One of the main reasons Cave In chose RCA out of its many major-label suitors was a contract that promised the band complete creative control over its output. But as Brodsky eventually found out, a corporation's dominance over its employees can be insidiously subtle.
"We did get a lot of money to sign to the label, and when you take a lot of money, you do forfeit a bit of control," he notes. "Maybe a better way of putting it would be, you invite more opinions into the mix. We were told that it would be much more helpful to everybody involved if some of our songs were playable on the radio. Who knows what that means? That's open to interpretation. What goes to radio is usually decided by ten people at the label.
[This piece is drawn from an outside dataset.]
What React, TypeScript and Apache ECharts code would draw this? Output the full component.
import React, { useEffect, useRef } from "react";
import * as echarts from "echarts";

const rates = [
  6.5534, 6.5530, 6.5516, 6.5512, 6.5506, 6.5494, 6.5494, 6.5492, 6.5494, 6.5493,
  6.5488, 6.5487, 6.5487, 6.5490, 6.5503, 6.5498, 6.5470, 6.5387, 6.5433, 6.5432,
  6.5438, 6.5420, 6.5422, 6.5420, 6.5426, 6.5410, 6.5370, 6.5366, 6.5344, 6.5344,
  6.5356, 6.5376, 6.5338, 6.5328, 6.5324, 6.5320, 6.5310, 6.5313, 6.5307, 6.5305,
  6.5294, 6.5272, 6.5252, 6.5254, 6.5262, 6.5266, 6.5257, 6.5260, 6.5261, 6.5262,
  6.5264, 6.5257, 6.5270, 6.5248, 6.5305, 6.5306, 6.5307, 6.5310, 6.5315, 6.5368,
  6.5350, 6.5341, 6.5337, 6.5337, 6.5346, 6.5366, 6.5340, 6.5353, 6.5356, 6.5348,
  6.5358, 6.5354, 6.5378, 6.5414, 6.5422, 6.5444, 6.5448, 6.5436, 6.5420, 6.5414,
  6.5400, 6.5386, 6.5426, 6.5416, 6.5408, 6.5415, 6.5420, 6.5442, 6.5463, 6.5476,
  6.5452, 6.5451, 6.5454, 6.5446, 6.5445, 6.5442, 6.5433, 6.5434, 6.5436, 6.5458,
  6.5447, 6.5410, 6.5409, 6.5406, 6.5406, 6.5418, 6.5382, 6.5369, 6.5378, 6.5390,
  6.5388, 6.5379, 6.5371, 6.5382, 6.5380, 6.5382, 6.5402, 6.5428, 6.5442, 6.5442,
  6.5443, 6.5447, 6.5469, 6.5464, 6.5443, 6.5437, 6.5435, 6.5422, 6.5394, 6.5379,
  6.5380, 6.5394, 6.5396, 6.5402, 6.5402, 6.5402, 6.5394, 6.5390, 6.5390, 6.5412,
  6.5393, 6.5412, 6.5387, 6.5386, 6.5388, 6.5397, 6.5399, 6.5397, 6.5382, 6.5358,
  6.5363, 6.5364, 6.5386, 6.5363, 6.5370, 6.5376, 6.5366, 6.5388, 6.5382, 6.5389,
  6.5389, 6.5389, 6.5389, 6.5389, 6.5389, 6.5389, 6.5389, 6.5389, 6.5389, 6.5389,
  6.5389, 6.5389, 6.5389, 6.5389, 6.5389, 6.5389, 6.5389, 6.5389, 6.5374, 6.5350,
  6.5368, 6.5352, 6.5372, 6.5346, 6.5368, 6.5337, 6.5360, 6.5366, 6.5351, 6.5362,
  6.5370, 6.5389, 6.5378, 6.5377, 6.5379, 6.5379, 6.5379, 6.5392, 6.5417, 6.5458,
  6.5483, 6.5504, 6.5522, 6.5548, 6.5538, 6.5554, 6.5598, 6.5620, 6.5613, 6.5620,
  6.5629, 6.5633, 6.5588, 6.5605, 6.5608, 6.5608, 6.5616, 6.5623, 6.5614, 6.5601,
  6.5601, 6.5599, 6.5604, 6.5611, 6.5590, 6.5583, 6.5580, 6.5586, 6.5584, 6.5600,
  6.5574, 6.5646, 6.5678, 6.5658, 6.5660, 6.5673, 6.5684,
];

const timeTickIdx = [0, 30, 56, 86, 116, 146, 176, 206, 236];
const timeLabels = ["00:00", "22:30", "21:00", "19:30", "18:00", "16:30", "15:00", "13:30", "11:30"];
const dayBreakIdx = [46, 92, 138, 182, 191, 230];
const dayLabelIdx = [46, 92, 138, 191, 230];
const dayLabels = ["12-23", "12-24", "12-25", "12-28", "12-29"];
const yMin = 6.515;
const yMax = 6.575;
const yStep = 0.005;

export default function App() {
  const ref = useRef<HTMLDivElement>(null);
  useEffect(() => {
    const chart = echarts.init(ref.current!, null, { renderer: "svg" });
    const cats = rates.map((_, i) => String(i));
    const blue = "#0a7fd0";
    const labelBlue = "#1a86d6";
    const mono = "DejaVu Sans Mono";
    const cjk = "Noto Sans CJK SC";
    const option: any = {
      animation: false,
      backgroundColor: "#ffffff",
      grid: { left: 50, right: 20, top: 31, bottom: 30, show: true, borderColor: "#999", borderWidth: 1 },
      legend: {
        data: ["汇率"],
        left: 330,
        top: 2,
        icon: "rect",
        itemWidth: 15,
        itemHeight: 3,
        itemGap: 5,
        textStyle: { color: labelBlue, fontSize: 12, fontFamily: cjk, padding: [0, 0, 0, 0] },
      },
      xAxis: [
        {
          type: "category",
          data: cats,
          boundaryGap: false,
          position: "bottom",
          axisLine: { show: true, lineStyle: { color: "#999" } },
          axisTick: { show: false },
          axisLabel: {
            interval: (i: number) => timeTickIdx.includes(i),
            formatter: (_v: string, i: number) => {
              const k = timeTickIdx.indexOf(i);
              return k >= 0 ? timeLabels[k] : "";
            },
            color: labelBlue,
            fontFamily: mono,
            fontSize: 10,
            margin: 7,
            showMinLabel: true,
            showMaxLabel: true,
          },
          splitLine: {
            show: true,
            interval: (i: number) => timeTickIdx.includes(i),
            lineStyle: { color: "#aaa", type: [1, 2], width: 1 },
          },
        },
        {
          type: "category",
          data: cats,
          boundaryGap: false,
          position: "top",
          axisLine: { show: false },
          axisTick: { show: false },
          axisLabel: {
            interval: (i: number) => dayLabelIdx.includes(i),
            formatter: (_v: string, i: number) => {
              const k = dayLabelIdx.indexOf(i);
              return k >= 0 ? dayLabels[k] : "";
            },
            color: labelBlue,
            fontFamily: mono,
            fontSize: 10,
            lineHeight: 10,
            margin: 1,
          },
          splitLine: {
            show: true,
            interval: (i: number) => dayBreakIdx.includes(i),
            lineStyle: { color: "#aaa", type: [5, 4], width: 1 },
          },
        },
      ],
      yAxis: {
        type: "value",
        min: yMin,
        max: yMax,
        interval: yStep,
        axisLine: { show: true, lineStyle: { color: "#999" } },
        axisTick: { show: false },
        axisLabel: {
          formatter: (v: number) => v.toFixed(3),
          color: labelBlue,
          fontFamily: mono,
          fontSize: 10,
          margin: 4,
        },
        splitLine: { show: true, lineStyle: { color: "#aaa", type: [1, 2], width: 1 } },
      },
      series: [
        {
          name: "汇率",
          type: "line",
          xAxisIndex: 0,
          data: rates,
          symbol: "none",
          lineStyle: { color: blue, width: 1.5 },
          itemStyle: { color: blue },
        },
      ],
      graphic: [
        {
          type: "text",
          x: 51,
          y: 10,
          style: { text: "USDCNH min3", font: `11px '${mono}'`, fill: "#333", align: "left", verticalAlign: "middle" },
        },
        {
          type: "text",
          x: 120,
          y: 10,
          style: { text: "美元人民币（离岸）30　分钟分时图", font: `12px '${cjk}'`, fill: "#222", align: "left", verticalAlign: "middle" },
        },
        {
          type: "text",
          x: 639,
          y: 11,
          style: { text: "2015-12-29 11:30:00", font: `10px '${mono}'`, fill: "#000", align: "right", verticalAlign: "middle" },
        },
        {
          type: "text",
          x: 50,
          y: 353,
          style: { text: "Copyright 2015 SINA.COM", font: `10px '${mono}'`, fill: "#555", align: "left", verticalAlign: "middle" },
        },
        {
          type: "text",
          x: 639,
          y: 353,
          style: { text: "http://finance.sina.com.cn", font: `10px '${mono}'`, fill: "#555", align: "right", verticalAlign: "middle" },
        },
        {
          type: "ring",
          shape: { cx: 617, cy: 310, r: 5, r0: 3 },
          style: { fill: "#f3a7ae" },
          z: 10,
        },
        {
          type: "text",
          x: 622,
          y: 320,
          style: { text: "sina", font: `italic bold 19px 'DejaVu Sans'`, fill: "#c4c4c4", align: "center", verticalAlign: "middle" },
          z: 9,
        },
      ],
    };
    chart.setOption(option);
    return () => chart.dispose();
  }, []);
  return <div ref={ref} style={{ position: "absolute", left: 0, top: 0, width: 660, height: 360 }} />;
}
That's kind of weird, when you think about it."
Despite touring with Foo Fighters and snagging a slot on 2003's Lollapalooza, the group's RCA debut and its single, "Anchor," went nowhere. Soon after, the imprint merged with Jive Records, and Cave In found itself without friends or even an A&R rep at the company. The band soon holed itself up in the studio during one of the bleakest New England winters in recent memory and started recording demos for what was to become its new album, Perfect Pitch Black. When tape after tape was either rejected or ignored by RCA, Brodsky and his comrades decided it was time to put the brakes on the band's runaway evolution.
"We weren't these little, starry-eyed, impressionable signees to the corporate world anymore," he says. "We wanted our band back, and we got it." After a long but relatively painless disentanglement from RCA, Cave In returned to its original label, Hydra Head -- the indie run by Aaron Turner of Isis -- and released Perfect Pitch Black.
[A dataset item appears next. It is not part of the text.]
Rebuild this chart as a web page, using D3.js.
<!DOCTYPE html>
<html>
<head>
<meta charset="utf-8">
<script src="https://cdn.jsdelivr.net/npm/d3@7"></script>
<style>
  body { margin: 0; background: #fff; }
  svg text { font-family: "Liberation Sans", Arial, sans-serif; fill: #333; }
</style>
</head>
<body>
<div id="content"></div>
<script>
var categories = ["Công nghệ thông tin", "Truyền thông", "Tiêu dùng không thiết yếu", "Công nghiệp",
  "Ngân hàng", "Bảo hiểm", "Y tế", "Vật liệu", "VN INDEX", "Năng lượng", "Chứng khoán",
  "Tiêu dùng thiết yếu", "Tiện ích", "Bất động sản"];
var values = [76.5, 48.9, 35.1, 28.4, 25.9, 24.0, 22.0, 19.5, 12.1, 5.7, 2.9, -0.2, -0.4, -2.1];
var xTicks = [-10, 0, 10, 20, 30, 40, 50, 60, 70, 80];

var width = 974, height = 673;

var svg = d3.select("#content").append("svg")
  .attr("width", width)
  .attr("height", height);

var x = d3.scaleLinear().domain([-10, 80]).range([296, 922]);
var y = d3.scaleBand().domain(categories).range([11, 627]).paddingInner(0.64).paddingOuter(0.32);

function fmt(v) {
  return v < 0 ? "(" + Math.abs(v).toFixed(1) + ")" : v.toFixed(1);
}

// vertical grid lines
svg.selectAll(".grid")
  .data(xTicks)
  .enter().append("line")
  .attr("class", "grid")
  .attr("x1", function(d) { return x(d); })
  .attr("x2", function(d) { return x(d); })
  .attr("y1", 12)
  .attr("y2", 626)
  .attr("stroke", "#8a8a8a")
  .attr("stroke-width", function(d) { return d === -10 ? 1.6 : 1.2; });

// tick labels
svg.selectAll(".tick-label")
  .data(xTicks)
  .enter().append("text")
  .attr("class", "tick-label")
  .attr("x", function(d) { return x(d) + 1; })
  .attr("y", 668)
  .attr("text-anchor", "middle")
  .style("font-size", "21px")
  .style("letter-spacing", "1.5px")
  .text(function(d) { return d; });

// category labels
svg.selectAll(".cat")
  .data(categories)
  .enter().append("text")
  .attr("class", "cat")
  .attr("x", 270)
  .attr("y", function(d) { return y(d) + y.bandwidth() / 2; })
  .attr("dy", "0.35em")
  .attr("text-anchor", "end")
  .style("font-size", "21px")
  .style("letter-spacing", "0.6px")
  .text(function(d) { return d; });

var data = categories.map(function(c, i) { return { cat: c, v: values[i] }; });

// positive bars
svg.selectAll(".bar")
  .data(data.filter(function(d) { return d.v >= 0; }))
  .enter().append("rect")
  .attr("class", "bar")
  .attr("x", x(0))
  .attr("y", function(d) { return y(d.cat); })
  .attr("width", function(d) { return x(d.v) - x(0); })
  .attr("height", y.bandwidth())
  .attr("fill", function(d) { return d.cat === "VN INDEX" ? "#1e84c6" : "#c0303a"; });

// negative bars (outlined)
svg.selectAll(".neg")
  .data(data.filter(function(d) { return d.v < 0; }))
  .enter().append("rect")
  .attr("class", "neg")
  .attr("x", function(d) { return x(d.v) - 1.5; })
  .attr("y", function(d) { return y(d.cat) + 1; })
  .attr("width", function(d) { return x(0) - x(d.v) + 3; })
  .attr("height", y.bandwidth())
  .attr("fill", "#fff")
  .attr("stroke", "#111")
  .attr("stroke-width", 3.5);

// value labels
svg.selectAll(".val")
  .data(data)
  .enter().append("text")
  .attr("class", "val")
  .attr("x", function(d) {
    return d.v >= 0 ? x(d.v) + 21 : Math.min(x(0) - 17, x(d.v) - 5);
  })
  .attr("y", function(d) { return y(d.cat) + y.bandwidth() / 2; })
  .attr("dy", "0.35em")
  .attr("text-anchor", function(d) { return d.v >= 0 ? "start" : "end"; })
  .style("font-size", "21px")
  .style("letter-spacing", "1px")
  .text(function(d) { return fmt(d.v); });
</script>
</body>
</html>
"We certainly had a blast writing most of the stuff on Perfect Pitch Black," Brodsky recalls. "Just smoking lots of pot, drinking lots of beer, enjoying each other's company and enjoying the creativity that was coming out of it.
"The artwork for the record is very gray," he adds, "and gray is usually the color of grave markers. There were points during the whole process of making this album that we thought it might be our last. But it turned out to be the grave marker for a particular period of our career. We finally feel like Cave In belongs to Cave In again."
The outfit's newfound enthusiasm shows. Heavier and more dynamic than its predecessor, Perfect is an ideal marriage of smarts, hooks and sonic gravity that at last fully embraces the scope of its creators' musical tastes.
"It's sort of the black sheep of all of our records so far," Brodsky says. "It doesn't sound like any one of the albums we've done, but it bears the fingerprints of lots of different elements. I think our next record will be yet another reflection of the growth our record collections have taken over the last few years. That encompasses everything from Frank Zappa to John Fahey."
Zappa and Fahey? Even with the recent replacement of Conners with Converge's talented and versatile Ben Koller, that sounds like a recipe for potential disaster. But Cave In has conducted deadlier experiments on itself in the past -- and proved that hardcore needs risk-takers and visionaries if it hopes to stay vital.
"Whenever we put out a record, some people passionately enjoy it and some people passionately dislike it," Brodsky points out. "And that's okay. Anything in the middle, anything devoid of passion, is just boring."